Probably most of the Christian world has whispered a hushed ‘phewww’ now that the pace of the season is over. Time to kick back, watch some football on TV and run to WalMart to exchange those unwanted gifts.

But, what shall we do with Jesus, the greatest gift of all? We could put him on the fireplace mantel until next year, pack him away with the rest of the Christmas decororations, or shove him into the closet with the other unwanted gifts.

What will I do with Jesus? Several years ago, a renown comedian referred to Jesus as our imaginary friend. Amidst his profanity, the tasteless attempts at comedy, his crude sexual referrals, this one comment offended my senses more than any.

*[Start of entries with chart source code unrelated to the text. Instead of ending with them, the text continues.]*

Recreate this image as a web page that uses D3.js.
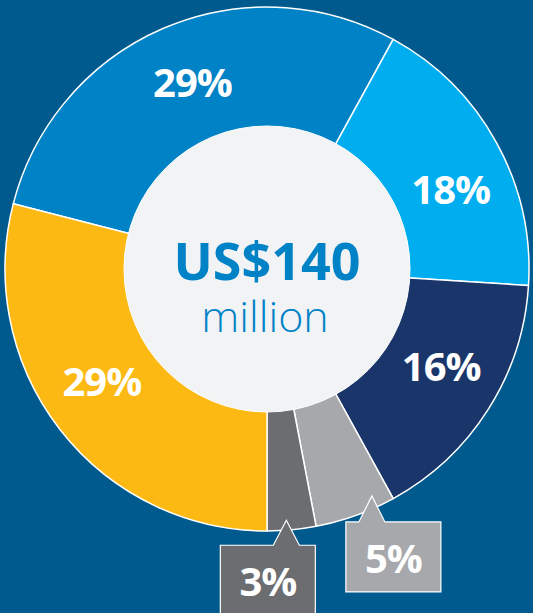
<!DOCTYPE html>
<html><head><meta charset="utf-8">
<script src="https://cdn.jsdelivr.net/npm/d3@7"></script>
<style>html,body{margin:0;padding:0;background:#015a8d;overflow:hidden}</style>
</head><body>
<svg id="c" width="533" height="613"></svg>
<script>
// Data
const categories = ["A", "B", "C", "D", "E", "F"];
const values = [29, 18, 16, 5, 3, 29];
const labels = ["29%", "18%", "16%", "5%", "3%", "29%"];
const colors = ["#0082c6", "#00aeef", "#19356a", "#a6a8ab", "#6c6d71", "#fdb913"];
const centerTitle = "US$140";
const centerSub = "million";

// Layout
const W = 533, H = 613;
const cx = 267, cy = 269, R = 262, r0 = 143;
const startAngle = -75.6 * Math.PI / 180;
const labelR = 200;
// per-slice angular nudge (degrees) for inside labels
const labelNudge = [1.5, 5.5, -3, 0, 0, 3.5];
const insideIdx = [0, 1, 2, 5];
// callouts for small slices: index, apex radius, apex angle nudge, box geometry relative to apex
const callouts = [
  {i: 3, ar: 250, nudge: -5, dx: -26, dy: 26, w: 95, h: 70},
  {i: 4, ar: 252, nudge: 1, dx: -66, dy: 25, w: 95, h: 80}
];

const svg = d3.select("#c");
svg.append("rect").attr("width", W).attr("height", H).attr("fill", "#015a8d");
const g = svg.append("g").attr("transform", `translate(${cx},${cy})`);

const pie = d3.pie().sort(null).value(d => d)
  .startAngle(startAngle).endAngle(startAngle + 2 * Math.PI);
const arcs = pie(values);
const arc = d3.arc().innerRadius(0).outerRadius(R);

g.selectAll("path.slice").data(arcs).enter().append("path")
  .attr("class", "slice")
  .attr("d", arc)
  .attr("fill", (d, i) => colors[i])
  .attr("stroke", "#ffffff").attr("stroke-width", 1.5).attr("stroke-linejoin", "round");

g.append("circle").attr("r", r0).attr("fill", "#f2f3f5")
  .attr("stroke", "#ffffff").attr("stroke-width", 1);

g.append("text").text(centerTitle)
  .attr("x", 0).attr("y", 11).attr("text-anchor", "middle")
  .attr("font-family", "'Open Sans', sans-serif").attr("font-weight", 700)
  .attr("font-size", 52).attr("fill", "#0082c6");
g.append("text").text(centerSub)
  .attr("x", -2).attr("y", 63).attr("text-anchor", "middle")
  .attr("font-family", "'Open Sans', sans-serif").attr("font-weight", 300)
  .attr("font-size", 43).attr("fill", "#0082c6");

// inside labels
insideIdx.forEach(i => {
  const a = arcs[i];
  const mid = (a.startAngle + a.endAngle) / 2 + labelNudge[i] * Math.PI / 180;
  const x = labelR * Math.sin(mid), y = -labelR * Math.cos(mid);
  g.append("text").text(labels[i])
    .attr("x", x).attr("y", y + 14).attr("text-anchor", "middle")
    .attr("font-family", "'Open Sans', sans-serif").attr("font-weight", 700)
    .attr("font-size", 40).attr("fill", "#ffffff").attr("letter-spacing", -1);
});

// callouts
callouts.forEach(c => {
  const a = arcs[c.i];
  const mid = (a.startAngle + a.endAngle) / 2 + c.nudge * Math.PI / 180;
  const ax = c.ar * Math.sin(mid), ay = -c.ar * Math.cos(mid);
  const bx = ax + c.dx, by = ay + c.dy;
  const p = d3.path();
  p.moveTo(bx, by);
  p.lineTo(ax - 13, by);
  p.lineTo(ax, ay);
  p.lineTo(ax + 13, by);
  p.lineTo(bx + c.w, by);
  p.lineTo(bx + c.w, by + c.h);
  p.lineTo(bx, by + c.h);
  p.closePath();
  g.append("path").attr("d", p.toString())
    .attr("fill", colors[c.i]).attr("stroke", "#ffffff").attr("stroke-width", 1.2);
  g.append("text").text(labels[c.i])
    .attr("x", bx + c.w / 2).attr("y", by + 51).attr("text-anchor", "middle")
    .attr("font-family", "'Open Sans', sans-serif").attr("font-weight", 700)
    .attr("font-size", 40).attr("fill", "#ffffff").attr("letter-spacing", -1);
});
</script>
</body></html>
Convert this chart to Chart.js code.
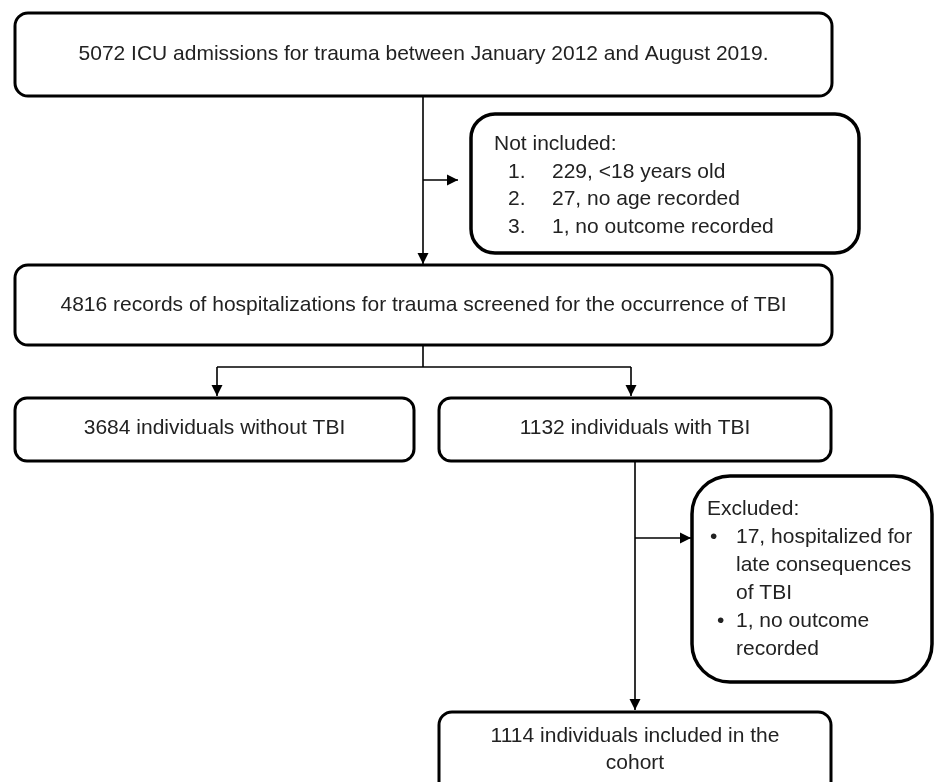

But, it caused me to contemplate. Is this just a product of my imagination? Have I been bamboozled by opportunistic theologians? Am I searching fruitlessly for answers in an unknown realm of belief?

The truth is that I don’t know. What I perceive is a belief in something unknown and unproven in our physical world. Some would define this as faith and for me faith is good enough to call Jesus real – as real as anything I can see, hear or touch.

I do know as factual the functioning body with which I have been blessed, the beautiful Creation in which I live, the wondrous unfolding amazement of a friend’s love, the purring cat lying beside me. My recovery and redemption from a life of alcoholic addiction is certainly proof of an intervention by an unseen and unproven God.

It is my choice what I do with this gift that renews every Christmas. I can receive everlasting love, peace and comfort or I can set it aside for another year to collect dust.

“Praise God from whom all blessings flow; praise Him ye creatures here below; praise Him above ye heavenly Host; praise Father, Son and Holy Ghost.”

GO TELL IT ON THE MOUNTAIN

A well-remembered adage flowing freely around the tables of Alcoholics Anonymous was this:

“You have got to give it away to keep it.”

Sobriety, the clean and serene, the return of sanity, the restoration of family and community was a gift of a Higher Power whom we trusted and revered. It was freely given through the grace of a loving, magnanimous God. Many of us, needing definition to this God, rely on the Christian concept of Jesus, the Christ. I have to give Him away to keep Him.

Celebrating the birth is part of this Jesus story that has given meaning to life as well as understanding to death. A boyhood verse learned in Sunday School said, “This little light of mine, I’m gonna let it shine.”

Alcoholism kidnapped my relationship with Jesus and set me in the darkness of the deep valleys. My story is found in the New Testament book of Luke, chapter 15, the parable of the prodigal son. Through Jesus, my Father and I have claimed victory over alcoholism and spiritual death.

Yes, yes, yes, I will go tell it on the mountain, in the valley, on the streets and wherever anyone will listen. Tonight I celebrate the birth of the Son who saved me from insanity or jail or death. Tonight is all about God’s gift to humanity. This little light of mine – I’m gonna let it shine.